На следующий день после посещения «брата» Петра тетя Ксеня повезла Соколову в город, на собрание пятидесятников. Их моление не было похоже на церковную службу. Тетя Ксеня посадила Марию Степановну на первую скамью, совсем близко к столу, за которым сидели «брат» Петр и еще двое мужчин. Верующие постепенно тихо заполняли помещение, в доме становилось тесно и душно. Священника здесь не было. Один из сидевших за столом мужчин — обыкновенный, ничем не примечательный на вид человек — просто и понятно обратился ко всем находящимся в комнате. Его слова сразу поразили Соколову.
— Братья и сестры! — говорил мужчина. — Когда вы с богом, вам все открыто, и, утомленные от жизни земной, вы всегда найдете в нем спокойствие для своей души.
Глаза проповедника встретились с глазами Марии Степановны, и она вдруг задрожала, слезы подступили у нее к горлу. А проповедник, словно поняв, что с ней творится, продолжал сладким, проникновенным голосом:
— Ныне, к радости нашей и ликованию, среди нас находятся необращенные, ищущие веры. Пусть они найдут ее...
И тут голос проповедника потонул сначала в нестройном, а затем все крепнувшем хоре:
Не может несчастье проникнуть туда,
Где бодрствует ангел на страже всегда...
Услышав эти слова, Соколова не справилась с собой, закрыла лицо руками и заплакала. Ее трясло, как в лихорадке, она была почти в беспамятстве. Ей казалось, что хор поет где-то наверху, над головой. Тишина и умиротворение снизошли на нее.

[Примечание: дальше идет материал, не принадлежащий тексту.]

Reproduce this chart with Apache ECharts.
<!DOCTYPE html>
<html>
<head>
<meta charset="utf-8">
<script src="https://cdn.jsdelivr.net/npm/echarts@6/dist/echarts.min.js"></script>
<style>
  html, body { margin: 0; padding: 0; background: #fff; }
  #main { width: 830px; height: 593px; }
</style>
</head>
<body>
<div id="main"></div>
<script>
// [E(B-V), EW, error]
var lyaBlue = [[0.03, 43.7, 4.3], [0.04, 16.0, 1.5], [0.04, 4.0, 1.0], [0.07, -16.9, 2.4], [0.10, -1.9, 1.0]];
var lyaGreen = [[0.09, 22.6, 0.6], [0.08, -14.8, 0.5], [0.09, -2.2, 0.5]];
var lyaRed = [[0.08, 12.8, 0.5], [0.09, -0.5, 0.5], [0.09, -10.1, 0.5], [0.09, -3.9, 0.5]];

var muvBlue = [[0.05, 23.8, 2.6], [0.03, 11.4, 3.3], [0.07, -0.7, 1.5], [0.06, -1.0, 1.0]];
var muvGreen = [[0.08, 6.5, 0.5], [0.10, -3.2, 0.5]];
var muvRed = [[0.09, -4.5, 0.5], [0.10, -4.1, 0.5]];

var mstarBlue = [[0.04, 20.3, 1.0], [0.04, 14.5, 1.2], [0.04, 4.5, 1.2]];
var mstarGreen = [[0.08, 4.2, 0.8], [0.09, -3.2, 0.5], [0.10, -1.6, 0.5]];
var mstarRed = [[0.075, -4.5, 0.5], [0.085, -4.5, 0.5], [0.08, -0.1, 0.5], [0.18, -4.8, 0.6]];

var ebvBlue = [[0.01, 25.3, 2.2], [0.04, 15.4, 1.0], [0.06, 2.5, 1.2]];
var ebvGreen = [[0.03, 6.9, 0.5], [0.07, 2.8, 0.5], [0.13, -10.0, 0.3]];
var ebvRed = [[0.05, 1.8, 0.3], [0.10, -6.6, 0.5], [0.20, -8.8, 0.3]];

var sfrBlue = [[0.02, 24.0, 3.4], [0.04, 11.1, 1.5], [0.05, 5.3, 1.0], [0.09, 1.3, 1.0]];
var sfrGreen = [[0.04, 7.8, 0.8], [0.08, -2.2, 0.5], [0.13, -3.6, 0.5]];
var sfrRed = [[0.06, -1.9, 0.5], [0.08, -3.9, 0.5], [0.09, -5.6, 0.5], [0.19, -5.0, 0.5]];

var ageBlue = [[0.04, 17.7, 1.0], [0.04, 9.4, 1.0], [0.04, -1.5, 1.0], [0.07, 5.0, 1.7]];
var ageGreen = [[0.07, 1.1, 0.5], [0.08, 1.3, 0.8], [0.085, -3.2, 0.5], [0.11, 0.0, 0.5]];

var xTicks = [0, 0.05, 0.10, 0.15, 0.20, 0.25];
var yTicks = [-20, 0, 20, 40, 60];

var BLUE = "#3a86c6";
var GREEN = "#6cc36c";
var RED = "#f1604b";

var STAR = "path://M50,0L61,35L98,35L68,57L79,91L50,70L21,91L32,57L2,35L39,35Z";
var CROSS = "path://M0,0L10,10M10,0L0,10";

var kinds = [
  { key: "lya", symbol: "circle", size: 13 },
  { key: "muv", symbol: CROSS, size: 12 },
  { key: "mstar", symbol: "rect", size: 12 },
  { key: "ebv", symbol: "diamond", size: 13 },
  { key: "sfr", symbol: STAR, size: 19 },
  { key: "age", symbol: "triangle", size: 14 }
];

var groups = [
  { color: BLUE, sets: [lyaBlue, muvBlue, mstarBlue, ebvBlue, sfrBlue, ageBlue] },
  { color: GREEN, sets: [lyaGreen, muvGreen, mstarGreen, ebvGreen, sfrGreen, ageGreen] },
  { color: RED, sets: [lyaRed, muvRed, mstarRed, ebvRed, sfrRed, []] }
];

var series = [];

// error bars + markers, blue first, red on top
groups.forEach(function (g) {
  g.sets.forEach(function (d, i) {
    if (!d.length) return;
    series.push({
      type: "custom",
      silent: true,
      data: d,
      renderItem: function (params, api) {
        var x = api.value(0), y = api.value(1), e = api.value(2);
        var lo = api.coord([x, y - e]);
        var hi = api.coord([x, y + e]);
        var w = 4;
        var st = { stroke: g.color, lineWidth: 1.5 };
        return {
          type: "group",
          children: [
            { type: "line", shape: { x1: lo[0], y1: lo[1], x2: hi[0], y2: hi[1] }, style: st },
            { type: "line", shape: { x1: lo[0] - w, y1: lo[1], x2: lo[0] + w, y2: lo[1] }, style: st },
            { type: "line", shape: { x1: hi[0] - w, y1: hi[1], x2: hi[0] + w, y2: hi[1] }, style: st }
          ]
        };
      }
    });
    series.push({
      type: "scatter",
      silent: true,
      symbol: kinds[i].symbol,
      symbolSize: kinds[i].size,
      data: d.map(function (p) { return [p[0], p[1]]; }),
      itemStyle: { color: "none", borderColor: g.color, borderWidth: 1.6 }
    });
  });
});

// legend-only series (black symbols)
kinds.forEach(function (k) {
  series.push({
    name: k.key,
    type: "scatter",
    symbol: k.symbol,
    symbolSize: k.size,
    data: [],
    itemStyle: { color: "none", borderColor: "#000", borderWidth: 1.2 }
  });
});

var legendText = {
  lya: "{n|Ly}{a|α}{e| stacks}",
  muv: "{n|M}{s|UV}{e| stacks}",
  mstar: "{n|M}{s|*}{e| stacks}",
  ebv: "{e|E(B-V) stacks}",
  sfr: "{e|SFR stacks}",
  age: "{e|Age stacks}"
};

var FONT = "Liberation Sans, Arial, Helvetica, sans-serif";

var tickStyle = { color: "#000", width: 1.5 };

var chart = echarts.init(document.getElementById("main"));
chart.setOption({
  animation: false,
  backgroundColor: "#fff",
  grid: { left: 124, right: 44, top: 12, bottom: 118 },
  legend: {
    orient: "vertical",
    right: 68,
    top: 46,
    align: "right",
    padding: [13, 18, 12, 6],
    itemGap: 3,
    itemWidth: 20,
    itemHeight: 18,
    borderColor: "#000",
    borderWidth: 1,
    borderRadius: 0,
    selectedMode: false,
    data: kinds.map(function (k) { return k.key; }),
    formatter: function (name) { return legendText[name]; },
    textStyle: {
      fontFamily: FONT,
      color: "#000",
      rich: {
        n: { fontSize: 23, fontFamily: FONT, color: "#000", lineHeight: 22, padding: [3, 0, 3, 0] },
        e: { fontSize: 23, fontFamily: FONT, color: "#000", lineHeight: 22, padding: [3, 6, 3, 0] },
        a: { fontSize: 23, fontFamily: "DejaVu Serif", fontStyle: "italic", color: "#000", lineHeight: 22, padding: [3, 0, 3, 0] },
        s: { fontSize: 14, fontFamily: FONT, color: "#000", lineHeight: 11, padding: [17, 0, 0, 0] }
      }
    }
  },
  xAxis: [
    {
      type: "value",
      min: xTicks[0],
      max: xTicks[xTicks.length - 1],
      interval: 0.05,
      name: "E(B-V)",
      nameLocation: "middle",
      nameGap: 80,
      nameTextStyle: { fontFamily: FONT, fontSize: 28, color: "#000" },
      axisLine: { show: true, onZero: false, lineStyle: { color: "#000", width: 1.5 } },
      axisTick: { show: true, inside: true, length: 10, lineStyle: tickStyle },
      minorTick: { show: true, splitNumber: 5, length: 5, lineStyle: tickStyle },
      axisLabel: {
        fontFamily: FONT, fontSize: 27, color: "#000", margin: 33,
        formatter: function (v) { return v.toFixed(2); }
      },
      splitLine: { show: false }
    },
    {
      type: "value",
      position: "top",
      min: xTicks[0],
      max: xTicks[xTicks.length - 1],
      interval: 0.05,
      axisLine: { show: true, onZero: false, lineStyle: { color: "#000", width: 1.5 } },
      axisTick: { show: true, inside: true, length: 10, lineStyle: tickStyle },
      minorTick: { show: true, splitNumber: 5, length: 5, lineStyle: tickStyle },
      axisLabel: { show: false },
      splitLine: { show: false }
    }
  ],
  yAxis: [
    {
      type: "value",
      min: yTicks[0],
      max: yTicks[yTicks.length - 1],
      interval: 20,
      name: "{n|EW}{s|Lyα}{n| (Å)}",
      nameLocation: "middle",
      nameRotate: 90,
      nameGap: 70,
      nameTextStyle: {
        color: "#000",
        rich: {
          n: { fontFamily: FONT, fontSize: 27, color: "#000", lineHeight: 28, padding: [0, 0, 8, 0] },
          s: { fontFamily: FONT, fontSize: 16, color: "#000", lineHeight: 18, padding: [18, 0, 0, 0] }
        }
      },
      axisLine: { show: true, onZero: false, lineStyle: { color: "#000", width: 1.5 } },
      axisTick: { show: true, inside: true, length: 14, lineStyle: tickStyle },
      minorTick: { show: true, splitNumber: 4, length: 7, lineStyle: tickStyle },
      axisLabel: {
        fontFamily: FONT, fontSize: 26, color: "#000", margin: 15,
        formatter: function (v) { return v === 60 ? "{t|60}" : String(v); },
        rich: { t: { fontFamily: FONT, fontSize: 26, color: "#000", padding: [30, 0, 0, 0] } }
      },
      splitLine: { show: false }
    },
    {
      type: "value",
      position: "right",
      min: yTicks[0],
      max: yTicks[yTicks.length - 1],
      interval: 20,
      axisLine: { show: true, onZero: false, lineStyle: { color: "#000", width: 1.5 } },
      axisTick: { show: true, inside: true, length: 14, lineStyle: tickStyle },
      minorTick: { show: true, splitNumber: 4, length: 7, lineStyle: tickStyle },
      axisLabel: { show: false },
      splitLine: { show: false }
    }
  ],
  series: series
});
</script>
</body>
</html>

На следующий после моления день врач в больнице сказал:
— Внуку вашему стало лучше, теперь пойдет на поправку.
«Вот оно, чудо, свершилось», — подумала Мария Степановна, и сердце у нее радостно забилось, но тут же тоскливо сжалось: «Пошла бы пораньше, и Павлуша был бы живой», — и она почти с ненавистью подумала о муже, запретившем ей раньше обратиться к «брату» Петру.